BEGIN Items

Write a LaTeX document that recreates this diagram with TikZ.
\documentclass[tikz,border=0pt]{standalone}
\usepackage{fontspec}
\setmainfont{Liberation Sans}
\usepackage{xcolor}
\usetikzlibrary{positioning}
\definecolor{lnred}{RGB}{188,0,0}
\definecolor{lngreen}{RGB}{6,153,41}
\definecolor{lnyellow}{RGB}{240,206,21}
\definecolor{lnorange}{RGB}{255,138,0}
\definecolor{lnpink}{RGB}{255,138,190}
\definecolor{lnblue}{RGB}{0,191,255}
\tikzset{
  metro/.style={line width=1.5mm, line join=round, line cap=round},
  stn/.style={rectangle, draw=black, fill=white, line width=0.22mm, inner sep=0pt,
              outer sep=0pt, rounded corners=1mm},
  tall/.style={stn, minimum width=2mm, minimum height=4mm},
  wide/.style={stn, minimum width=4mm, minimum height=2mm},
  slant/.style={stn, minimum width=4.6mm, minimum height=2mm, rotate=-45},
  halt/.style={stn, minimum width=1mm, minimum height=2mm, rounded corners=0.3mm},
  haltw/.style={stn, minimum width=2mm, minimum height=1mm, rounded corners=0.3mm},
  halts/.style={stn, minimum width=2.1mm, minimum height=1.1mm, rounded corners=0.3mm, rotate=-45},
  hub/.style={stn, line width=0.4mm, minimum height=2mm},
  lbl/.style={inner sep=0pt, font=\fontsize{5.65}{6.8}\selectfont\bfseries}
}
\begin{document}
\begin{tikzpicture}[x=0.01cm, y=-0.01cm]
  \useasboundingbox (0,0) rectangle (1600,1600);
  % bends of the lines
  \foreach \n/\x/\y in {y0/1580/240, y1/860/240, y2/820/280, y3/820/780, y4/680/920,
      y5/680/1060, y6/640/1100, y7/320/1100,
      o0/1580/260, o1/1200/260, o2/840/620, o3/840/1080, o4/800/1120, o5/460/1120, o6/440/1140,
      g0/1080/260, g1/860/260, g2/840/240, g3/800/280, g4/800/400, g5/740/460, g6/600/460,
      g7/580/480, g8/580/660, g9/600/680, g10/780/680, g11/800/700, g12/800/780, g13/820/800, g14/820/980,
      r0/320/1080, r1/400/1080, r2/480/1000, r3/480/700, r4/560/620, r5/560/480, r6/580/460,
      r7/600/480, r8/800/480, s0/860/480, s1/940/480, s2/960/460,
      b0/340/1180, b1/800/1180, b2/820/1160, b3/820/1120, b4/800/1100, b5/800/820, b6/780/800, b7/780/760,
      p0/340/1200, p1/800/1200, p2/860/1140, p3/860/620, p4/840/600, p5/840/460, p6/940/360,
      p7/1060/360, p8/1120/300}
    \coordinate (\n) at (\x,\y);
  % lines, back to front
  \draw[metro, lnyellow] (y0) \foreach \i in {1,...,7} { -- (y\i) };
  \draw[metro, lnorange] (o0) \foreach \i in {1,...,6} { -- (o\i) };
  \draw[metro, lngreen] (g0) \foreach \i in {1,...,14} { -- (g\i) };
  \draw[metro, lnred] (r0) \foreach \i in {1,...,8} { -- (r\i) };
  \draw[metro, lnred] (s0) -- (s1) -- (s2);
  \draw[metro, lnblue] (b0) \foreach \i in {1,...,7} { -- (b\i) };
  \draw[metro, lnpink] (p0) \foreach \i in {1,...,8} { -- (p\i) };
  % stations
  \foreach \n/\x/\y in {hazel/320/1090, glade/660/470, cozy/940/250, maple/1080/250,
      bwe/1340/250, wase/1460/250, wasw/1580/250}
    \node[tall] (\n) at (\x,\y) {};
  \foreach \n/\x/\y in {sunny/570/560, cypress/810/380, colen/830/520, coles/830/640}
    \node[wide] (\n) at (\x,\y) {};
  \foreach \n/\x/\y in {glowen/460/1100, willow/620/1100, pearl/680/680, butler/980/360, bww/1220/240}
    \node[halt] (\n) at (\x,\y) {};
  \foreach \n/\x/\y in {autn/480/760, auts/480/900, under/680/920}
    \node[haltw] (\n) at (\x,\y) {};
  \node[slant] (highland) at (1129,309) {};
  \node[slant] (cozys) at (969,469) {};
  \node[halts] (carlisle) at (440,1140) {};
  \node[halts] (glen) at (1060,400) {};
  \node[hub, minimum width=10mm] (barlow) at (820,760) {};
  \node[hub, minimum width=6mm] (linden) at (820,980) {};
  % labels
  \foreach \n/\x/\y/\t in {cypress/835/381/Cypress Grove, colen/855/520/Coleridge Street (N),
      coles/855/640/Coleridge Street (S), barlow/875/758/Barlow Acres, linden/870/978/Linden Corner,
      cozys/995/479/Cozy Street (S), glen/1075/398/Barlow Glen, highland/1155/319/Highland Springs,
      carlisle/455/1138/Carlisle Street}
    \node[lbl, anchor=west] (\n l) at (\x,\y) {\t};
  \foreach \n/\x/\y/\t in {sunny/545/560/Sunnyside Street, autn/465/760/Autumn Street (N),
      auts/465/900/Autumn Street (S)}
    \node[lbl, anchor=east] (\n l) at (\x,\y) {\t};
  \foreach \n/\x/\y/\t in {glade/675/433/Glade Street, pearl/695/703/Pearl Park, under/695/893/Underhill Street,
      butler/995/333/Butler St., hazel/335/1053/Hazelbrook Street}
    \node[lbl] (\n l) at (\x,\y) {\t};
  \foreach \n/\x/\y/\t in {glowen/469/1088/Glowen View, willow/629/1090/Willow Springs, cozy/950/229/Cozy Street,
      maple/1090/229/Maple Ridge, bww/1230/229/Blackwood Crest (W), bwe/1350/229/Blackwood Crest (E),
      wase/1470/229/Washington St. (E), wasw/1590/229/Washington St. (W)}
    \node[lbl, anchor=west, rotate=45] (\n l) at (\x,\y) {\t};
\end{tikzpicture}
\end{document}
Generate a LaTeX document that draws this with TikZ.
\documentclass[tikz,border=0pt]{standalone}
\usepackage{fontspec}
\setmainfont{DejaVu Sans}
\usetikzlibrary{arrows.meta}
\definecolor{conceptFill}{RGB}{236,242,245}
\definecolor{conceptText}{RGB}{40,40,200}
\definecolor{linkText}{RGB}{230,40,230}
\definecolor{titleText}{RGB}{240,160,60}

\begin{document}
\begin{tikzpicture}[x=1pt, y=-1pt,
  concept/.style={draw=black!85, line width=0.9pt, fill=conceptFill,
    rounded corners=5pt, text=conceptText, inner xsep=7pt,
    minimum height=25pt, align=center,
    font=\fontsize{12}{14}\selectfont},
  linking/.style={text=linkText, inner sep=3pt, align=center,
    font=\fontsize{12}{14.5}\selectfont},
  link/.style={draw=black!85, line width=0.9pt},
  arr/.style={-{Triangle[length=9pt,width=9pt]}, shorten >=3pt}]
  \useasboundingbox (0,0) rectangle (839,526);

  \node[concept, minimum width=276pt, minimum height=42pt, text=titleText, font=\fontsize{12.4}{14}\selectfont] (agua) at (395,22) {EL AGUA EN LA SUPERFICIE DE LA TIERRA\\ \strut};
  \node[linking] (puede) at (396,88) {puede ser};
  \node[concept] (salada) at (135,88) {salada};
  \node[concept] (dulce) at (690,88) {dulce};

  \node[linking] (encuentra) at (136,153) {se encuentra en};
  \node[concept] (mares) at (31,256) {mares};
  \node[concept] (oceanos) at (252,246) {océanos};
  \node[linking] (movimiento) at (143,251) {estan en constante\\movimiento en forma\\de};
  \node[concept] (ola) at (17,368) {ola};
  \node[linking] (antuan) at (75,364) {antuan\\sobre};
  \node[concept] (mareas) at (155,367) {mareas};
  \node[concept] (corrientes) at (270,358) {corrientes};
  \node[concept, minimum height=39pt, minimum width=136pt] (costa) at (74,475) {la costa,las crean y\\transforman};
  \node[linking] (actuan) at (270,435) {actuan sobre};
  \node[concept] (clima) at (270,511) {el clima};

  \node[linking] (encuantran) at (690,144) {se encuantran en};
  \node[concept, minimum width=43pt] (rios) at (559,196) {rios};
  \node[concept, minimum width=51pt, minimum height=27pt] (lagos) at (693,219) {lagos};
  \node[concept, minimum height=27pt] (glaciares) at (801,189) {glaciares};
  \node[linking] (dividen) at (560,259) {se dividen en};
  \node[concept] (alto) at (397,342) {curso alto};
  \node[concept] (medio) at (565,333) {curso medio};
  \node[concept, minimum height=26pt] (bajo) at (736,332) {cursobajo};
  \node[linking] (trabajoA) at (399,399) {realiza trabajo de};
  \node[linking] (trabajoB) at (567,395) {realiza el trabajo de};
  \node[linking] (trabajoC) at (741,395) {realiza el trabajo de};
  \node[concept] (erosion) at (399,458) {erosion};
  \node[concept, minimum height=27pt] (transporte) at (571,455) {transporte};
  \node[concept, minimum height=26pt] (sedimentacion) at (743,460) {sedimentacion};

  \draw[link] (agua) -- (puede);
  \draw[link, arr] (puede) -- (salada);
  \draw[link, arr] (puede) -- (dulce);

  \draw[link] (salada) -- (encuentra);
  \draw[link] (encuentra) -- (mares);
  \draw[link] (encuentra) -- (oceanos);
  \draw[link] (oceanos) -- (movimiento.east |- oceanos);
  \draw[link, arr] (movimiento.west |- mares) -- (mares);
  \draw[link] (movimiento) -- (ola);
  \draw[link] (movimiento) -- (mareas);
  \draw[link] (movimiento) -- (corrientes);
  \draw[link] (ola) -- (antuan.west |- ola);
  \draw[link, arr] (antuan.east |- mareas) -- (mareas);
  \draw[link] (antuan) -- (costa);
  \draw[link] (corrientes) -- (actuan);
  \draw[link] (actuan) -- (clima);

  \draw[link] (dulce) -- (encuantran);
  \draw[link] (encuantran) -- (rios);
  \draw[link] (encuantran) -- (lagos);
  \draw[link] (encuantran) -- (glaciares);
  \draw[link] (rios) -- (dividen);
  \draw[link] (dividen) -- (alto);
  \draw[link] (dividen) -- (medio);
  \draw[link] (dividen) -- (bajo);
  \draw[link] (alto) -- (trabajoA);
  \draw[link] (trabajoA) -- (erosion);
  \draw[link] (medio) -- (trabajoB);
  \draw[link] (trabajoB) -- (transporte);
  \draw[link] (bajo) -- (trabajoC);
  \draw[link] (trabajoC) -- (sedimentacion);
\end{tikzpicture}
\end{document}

END Items

Work to do: Above are some lines. Repeat exactly, and only, those from the line that has "Generate a LaTeX" through the line that has "(dulce) at (690,88)".

Response to the task:
Generate a LaTeX document that draws this with TikZ.
\documentclass[tikz,border=0pt]{standalone}
\usepackage{fontspec}
\setmainfont{DejaVu Sans}
\usetikzlibrary{arrows.meta}
\definecolor{conceptFill}{RGB}{236,242,245}
\definecolor{conceptText}{RGB}{40,40,200}
\definecolor{linkText}{RGB}{230,40,230}
\definecolor{titleText}{RGB}{240,160,60}

\begin{document}
\begin{tikzpicture}[x=1pt, y=-1pt,
  concept/.style={draw=black!85, line width=0.9pt, fill=conceptFill,
    rounded corners=5pt, text=conceptText, inner xsep=7pt,
    minimum height=25pt, align=center,
    font=\fontsize{12}{14}\selectfont},
  linking/.style={text=linkText, inner sep=3pt, align=center,
    font=\fontsize{12}{14.5}\selectfont},
  link/.style={draw=black!85, line width=0.9pt},
  arr/.style={-{Triangle[length=9pt,width=9pt]}, shorten >=3pt}]
  \useasboundingbox (0,0) rectangle (839,526);

  \node[concept, minimum width=276pt, minimum height=42pt, text=titleText, font=\fontsize{12.4}{14}\selectfont] (agua) at (395,22) {EL AGUA EN LA SUPERFICIE DE LA TIERRA\\ \strut};
  \node[linking] (puede) at (396,88) {puede ser};
  \node[concept] (salada) at (135,88) {salada};
  \node[concept] (dulce) at (690,88) {dulce};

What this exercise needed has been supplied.